• Source material:
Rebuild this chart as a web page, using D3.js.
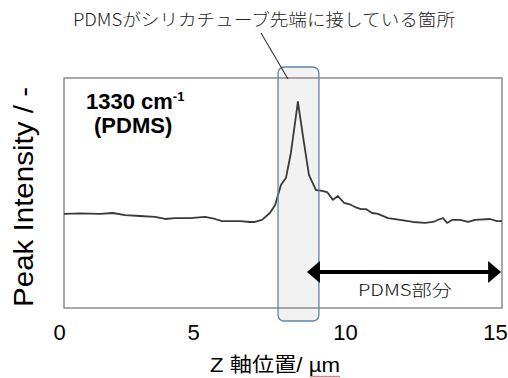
<!DOCTYPE html>
<html>
<head>
<meta charset="utf-8">
<script src="https://cdn.jsdelivr.net/npm/d3@7"></script>
<style>
  html, body { margin: 0; padding: 0; background: #fff; }
  svg { display: block; }
</style>
</head>
<body>
<div id="chart"></div>
<script>
// Z position (um) and PDMS peak intensity (arbitrary units)
const zPos = [0, 0.55, 1.23, 1.68, 2.09, 2.60, 3.12, 3.46, 3.80, 4.32, 4.83, 5.17, 5.41, 6.03, 6.37, 6.54, 6.78,
  7.05, 7.23, 7.43, 7.60, 7.77, 8.01, 8.22, 8.39, 8.63, 8.84, 9.01, 9.21, 9.38, 9.59, 9.76, 9.97,
  10.17, 10.34, 10.55, 10.75, 11.10, 11.51, 11.95, 12.36, 12.64, 12.88, 12.98, 13.12, 13.29, 13.56,
  13.84, 14.08, 14.59, 14.83, 15.0];
const intensity = [40.9, 41.1, 40.9, 41.3, 40.4, 40.0, 39.6, 38.7, 39.1, 39.1, 39.6, 38.7, 37.8, 37.8, 37.4, 37.4, 38.3,
  41.3, 44.8, 53.5, 56.5, 67.4, 89.6, 71.7, 57.8, 51.3, 50.9, 50.4, 47.0, 48.7, 45.7, 45.2, 43.9,
  43.0, 43.0, 41.3, 40.9, 39.1, 38.3, 37.4, 37.0, 37.4, 38.7, 39.1, 37.0, 38.3, 38.3,
  37.4, 38.3, 38.7, 37.8, 37.8];
const xTicks = [0, 5, 10, 15];
const tickLabelPos = [59, 193, 345, 495];

const contactZone = [7.33, 8.73];   // shaded region where PDMS touches the tube tip
const pdmsRange = [8.32, 14.97];    // arrow extent "PDMS部分"
const arrowLevel = 15.6;

const W = 508, H = 378;
const margin = { top: 78, right: 6, bottom: 70, left: 64 };
const innerW = W - margin.left - margin.right;
const innerH = H - margin.top - margin.bottom;

const svg = d3.select('#chart').append('svg')
  .attr('width', W).attr('height', H);

const x = d3.scaleLinear().domain([0, 15]).range([margin.left, margin.left + innerW]);
const y = d3.scaleLinear().domain([0, 100]).range([margin.top + innerH, margin.top]);

// shaded contact zone (fill below the frame)
svg.append('rect')
  .attr('x', x(contactZone[0]))
  .attr('y', margin.top - 11)
  .attr('width', x(contactZone[1]) - x(contactZone[0]))
  .attr('height', innerH + 24)
  .attr('rx', 6).attr('ry', 6)
  .attr('fill', '#f2f2f2')
  .attr('stroke', 'none');

// plot frame
svg.append('rect')
  .attr('x', margin.left).attr('y', margin.top)
  .attr('width', innerW).attr('height', innerH)
  .attr('fill', 'none')
  .attr('stroke', '#8c8c8c')
  .attr('stroke-width', 1.5);

// data line
const pts = zPos.map((z, i) => [z, intensity[i]]);
svg.append('path')
  .datum(pts)
  .attr('d', d3.line().x(d => x(d[0])).y(d => y(d[1])))
  .attr('fill', 'none')
  .attr('stroke', '#3a3a3a')
  .attr('stroke-width', 1.8)
  .attr('stroke-linejoin', 'round');

// zone outline on top
svg.append('rect')
  .attr('x', x(contactZone[0]))
  .attr('y', margin.top - 11)
  .attr('width', x(contactZone[1]) - x(contactZone[0]))
  .attr('height', innerH + 24)
  .attr('rx', 6).attr('ry', 6)
  .attr('fill', 'none')
  .attr('stroke', '#5f84ad')
  .attr('stroke-width', 1.3);

// x axis labels
const labelScale = d3.scaleLinear().domain(xTicks).range(tickLabelPos);
svg.append('g')
  .attr('transform', `translate(0,${margin.top + innerH})`)
  .call(d3.axisBottom(labelScale).tickValues(xTicks).tickSize(0).tickPadding(16))
  .call(g => g.select('.domain').remove())
  .selectAll('text')
  .attr('font-family', 'Arial, "Liberation Sans", sans-serif')
  .attr('font-size', 22)
  .attr('fill', '#000');

// axis titles
svg.append('text')
  .attr('x', 275).attr('y', 372)
  .attr('text-anchor', 'middle')
  .attr('font-family', 'Arial, "Liberation Sans", "Noto Sans CJK JP", sans-serif')
  .attr('font-size', 20)
  .attr('textLength', 130).attr('lengthAdjust', 'spacingAndGlyphs')
  .text('Z 軸位置/ µm');

// spell-check squiggle under "µm"
const squig = d3.range(0, 31, 2).map((d, i) => [310 + d, 376 + (i % 2 ? 1.2 : 0)]);
svg.append('path')
  .attr('d', d3.line()(squig))
  .attr('fill', 'none').attr('stroke', '#e03030').attr('stroke-width', 0.9);

svg.append('text')
  .attr('transform', `translate(33,197) rotate(-90)`)
  .attr('text-anchor', 'middle')
  .attr('font-family', 'Arial, "Liberation Sans", sans-serif')
  .attr('font-size', 27)
  .attr('textLength', 220).attr('lengthAdjust', 'spacingAndGlyphs')
  .text('Peak Intensity / -');

// band label
const lab = svg.append('text')
  .attr('x', 86).attr('y', 109)
  .attr('font-family', 'Arial, "Liberation Sans", sans-serif')
  .attr('font-weight', 'bold')
  .attr('font-size', 22);
lab.append('tspan').text('1330 cm');
lab.append('tspan').attr('font-size', 13).attr('dy', -8).text('-1');
svg.append('text')
  .attr('x', 94).attr('y', 133)
  .attr('font-family', 'Arial, "Liberation Sans", sans-serif')
  .attr('font-weight', 'bold')
  .attr('font-size', 22)
  .text('(PDMS)');

// top callout
svg.append('text')
  .attr('x', 264).attr('y', 26)
  .attr('text-anchor', 'middle')
  .attr('font-family', '"Noto Sans CJK JP", sans-serif')
  .attr('font-weight', 300)
  .attr('font-size', 17)
  .attr('fill', '#222')
  .attr('textLength', 382).attr('lengthAdjust', 'spacingAndGlyphs')
  .text('PDMSがシリカチューブ先端に接している箇所');
svg.append('line')
  .attr('x1', 261).attr('y1', 33)
  .attr('x2', 288).attr('y2', margin.top + 1)
  .attr('stroke', '#333').attr('stroke-width', 1.1);

// double arrow
const ax0 = x(pdmsRange[0]), ax1 = x(pdmsRange[1]), ay = y(arrowLevel);
const headL = 13, headH = 11;
svg.append('line')
  .attr('x1', ax0 + headL - 1).attr('x2', ax1 - headL + 1)
  .attr('y1', ay).attr('y2', ay)
  .attr('stroke', '#000').attr('stroke-width', 4);
svg.append('path')
  .attr('d', `M${ax0},${ay}L${ax0 + headL},${ay - headH}L${ax0 + headL},${ay + headH}Z`)
  .attr('fill', '#000');
svg.append('path')
  .attr('d', `M${ax1},${ay}L${ax1 - headL},${ay - headH}L${ax1 - headL},${ay + headH}Z`)
  .attr('fill', '#000');
svg.append('text')
  .attr('x', 405).attr('y', 296)
  .attr('text-anchor', 'middle')
  .attr('font-family', '"Noto Sans CJK JP", sans-serif')
  .attr('font-weight', 300)
  .attr('font-size', 16)
  .attr('fill', '#111')
  .attr('textLength', 94).attr('lengthAdjust', 'spacingAndGlyphs')
  .text('PDMS部分');
</script>
</body>
</html>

• Task to complete:
Repeat the data exactly, without the pictures.

• Finished exercise:
Rebuild this chart as a web page, using D3.js.
<!DOCTYPE html>
<html>
<head>
<meta charset="utf-8">
<script src="https://cdn.jsdelivr.net/npm/d3@7"></script>
<style>
  html, body { margin: 0; padding: 0; background: #fff; }
  svg { display: block; }
</style>
</head>
<body>
<div id="chart"></div>
<script>
// Z position (um) and PDMS peak intensity (arbitrary units)
const zPos = [0, 0.55, 1.23, 1.68, 2.09, 2.60, 3.12, 3.46, 3.80, 4.32, 4.83, 5.17, 5.41, 6.03, 6.37, 6.54, 6.78,
  7.05, 7.23, 7.43, 7.60, 7.77, 8.01, 8.22, 8.39, 8.63, 8.84, 9.01, 9.21, 9.38, 9.59, 9.76, 9.97,
  10.17, 10.34, 10.55, 10.75, 11.10, 11.51, 11.95, 12.36, 12.64, 12.88, 12.98, 13.12, 13.29, 13.56,
  13.84, 14.08, 14.59, 14.83, 15.0];
const intensity = [40.9, 41.1, 40.9, 41.3, 40.4, 40.0, 39.6, 38.7, 39.1, 39.1, 39.6, 38.7, 37.8, 37.8, 37.4, 37.4, 38.3,
  41.3, 44.8, 53.5, 56.5, 67.4, 89.6, 71.7, 57.8, 51.3, 50.9, 50.4, 47.0, 48.7, 45.7, 45.2, 43.9,
  43.0, 43.0, 41.3, 40.9, 39.1, 38.3, 37.4, 37.0, 37.4, 38.7, 39.1, 37.0, 38.3, 38.3,
  37.4, 38.3, 38.7, 37.8, 37.8];
const xTicks = [0, 5, 10, 15];
const tickLabelPos = [59, 193, 345, 495];

const contactZone = [7.33, 8.73];   // shaded region where PDMS touches the tube tip
const pdmsRange = [8.32, 14.97];    // arrow extent "PDMS部分"
const arrowLevel = 15.6;

const W = 508, H = 378;
const margin = { top: 78, right: 6, bottom: 70, left: 64 };
const innerW = W - margin.left - margin.right;
const innerH = H - margin.top - margin.bottom;

const svg = d3.select('#chart').append('svg')
  .attr('width', W).attr('height', H);

const x = d3.scaleLinear().domain([0, 15]).range([margin.left, margin.left + innerW]);
const y = d3.scaleLinear().domain([0, 100]).range([margin.top + innerH, margin.top]);

// shaded contact zone (fill below the frame)
svg.append('rect')
  .attr('x', x(contactZone[0]))
  .attr('y', margin.top - 11)
  .attr('width', x(contactZone[1]) - x(contactZone[0]))
  .attr('height', innerH + 24)
  .attr('rx', 6).attr('ry', 6)
  .attr('fill', '#f2f2f2')
  .attr('stroke', 'none');

// plot frame
svg.append('rect')
  .attr('x', margin.left).attr('y', margin.top)
  .attr('width', innerW).attr('height', innerH)
  .attr('fill', 'none')
  .attr('stroke', '#8c8c8c')
  .attr('stroke-width', 1.5);

// data line
const pts = zPos.map((z, i) => [z, intensity[i]]);
svg.append('path')
  .datum(pts)
  .attr('d', d3.line().x(d => x(d[0])).y(d => y(d[1])))
  .attr('fill', 'none')
  .attr('stroke', '#3a3a3a')
  .attr('stroke-width', 1.8)
  .attr('stroke-linejoin', 'round');

// zone outline on top
svg.append('rect')
  .attr('x', x(contactZone[0]))
  .attr('y', margin.top - 11)
  .attr('width', x(contactZone[1]) - x(contactZone[0]))
  .attr('height', innerH + 24)
  .attr('rx', 6).attr('ry', 6)
  .attr('fill', 'none')
  .attr('stroke', '#5f84ad')
  .attr('stroke-width', 1.3);

// x axis labels
const labelScale = d3.scaleLinear().domain(xTicks).range(tickLabelPos);
svg.append('g')
  .attr('transform', `translate(0,${margin.top + innerH})`)
  .call(d3.axisBottom(labelScale).tickValues(xTicks).tickSize(0).tickPadding(16))
  .call(g => g.select('.domain').remove())
  .selectAll('text')
  .attr('font-family', 'Arial, "Liberation Sans", sans-serif')
  .attr('font-size', 22)
  .attr('fill', '#000');

// axis titles
svg.append('text')
  .attr('x', 275).attr('y', 372)
  .attr('text-anchor', 'middle')
  .attr('font-family', 'Arial, "Liberation Sans", "Noto Sans CJK JP", sans-serif')
  .attr('font-size', 20)
  .attr('textLength', 130).attr('lengthAdjust', 'spacingAndGlyphs')
  .text('Z 軸位置/ µm');

// spell-check squiggle under "µm"
const squig = d3.range(0, 31, 2).map((d, i) => [310 + d, 376 + (i % 2 ? 1.2 : 0)]);
svg.append('path')
  .attr('d', d3.line()(squig))
  .attr('fill', 'none').attr('stroke', '#e03030').attr('stroke-width', 0.9);

svg.append('text')
  .attr('transform', `translate(33,197) rotate(-90)`)
  .attr('text-anchor', 'middle')
  .attr('font-family', 'Arial, "Liberation Sans", sans-serif')
  .attr('font-size', 27)
  .attr('textLength', 220).attr('lengthAdjust', 'spacingAndGlyphs')
  .text('Peak Intensity / -');

// band label
const lab = svg.append('text')
  .attr('x', 86).attr('y', 109)
  .attr('font-family', 'Arial, "Liberation Sans", sans-serif')
  .attr('font-weight', 'bold')
  .attr('font-size', 22);
lab.append('tspan').text('1330 cm');
lab.append('tspan').attr('font-size', 13).attr('dy', -8).text('-1');
svg.append('text')
  .attr('x', 94).attr('y', 133)
  .attr('font-family', 'Arial, "Liberation Sans", sans-serif')
  .attr('font-weight', 'bold')
  .attr('font-size', 22)
  .text('(PDMS)');

// top callout
svg.append('text')
  .attr('x', 264).attr('y', 26)
  .attr('text-anchor', 'middle')
  .attr('font-family', '"Noto Sans CJK JP", sans-serif')
  .attr('font-weight', 300)
  .attr('font-size', 17)
  .attr('fill', '#222')
  .attr('textLength', 382).attr('lengthAdjust', 'spacingAndGlyphs')
  .text('PDMSがシリカチューブ先端に接している箇所');
svg.append('line')
  .attr('x1', 261).attr('y1', 33)
  .attr('x2', 288).attr('y2', margin.top + 1)
  .attr('stroke', '#333').attr('stroke-width', 1.1);

// double arrow
const ax0 = x(pdmsRange[0]), ax1 = x(pdmsRange[1]), ay = y(arrowLevel);
const headL = 13, headH = 11;
svg.append('line')
  .attr('x1', ax0 + headL - 1).attr('x2', ax1 - headL + 1)
  .attr('y1', ay).attr('y2', ay)
  .attr('stroke', '#000').attr('stroke-width', 4);
svg.append('path')
  .attr('d', `M${ax0},${ay}L${ax0 + headL},${ay - headH}L${ax0 + headL},${ay + headH}Z`)
  .attr('fill', '#000');
svg.append('path')
  .attr('d', `M${ax1},${ay}L${ax1 - headL},${ay - headH}L${ax1 - headL},${ay + headH}Z`)
  .attr('fill', '#000');
svg.append('text')
  .attr('x', 405).attr('y', 296)
  .attr('text-anchor', 'middle')
  .attr('font-family', '"Noto Sans CJK JP", sans-serif')
  .attr('font-weight', 300)
  .attr('font-size', 16)
  .attr('fill', '#111')
  .attr('textLength', 94).attr('lengthAdjust', 'spacingAndGlyphs')
  .text('PDMS部分');
</script>
</body>
</html>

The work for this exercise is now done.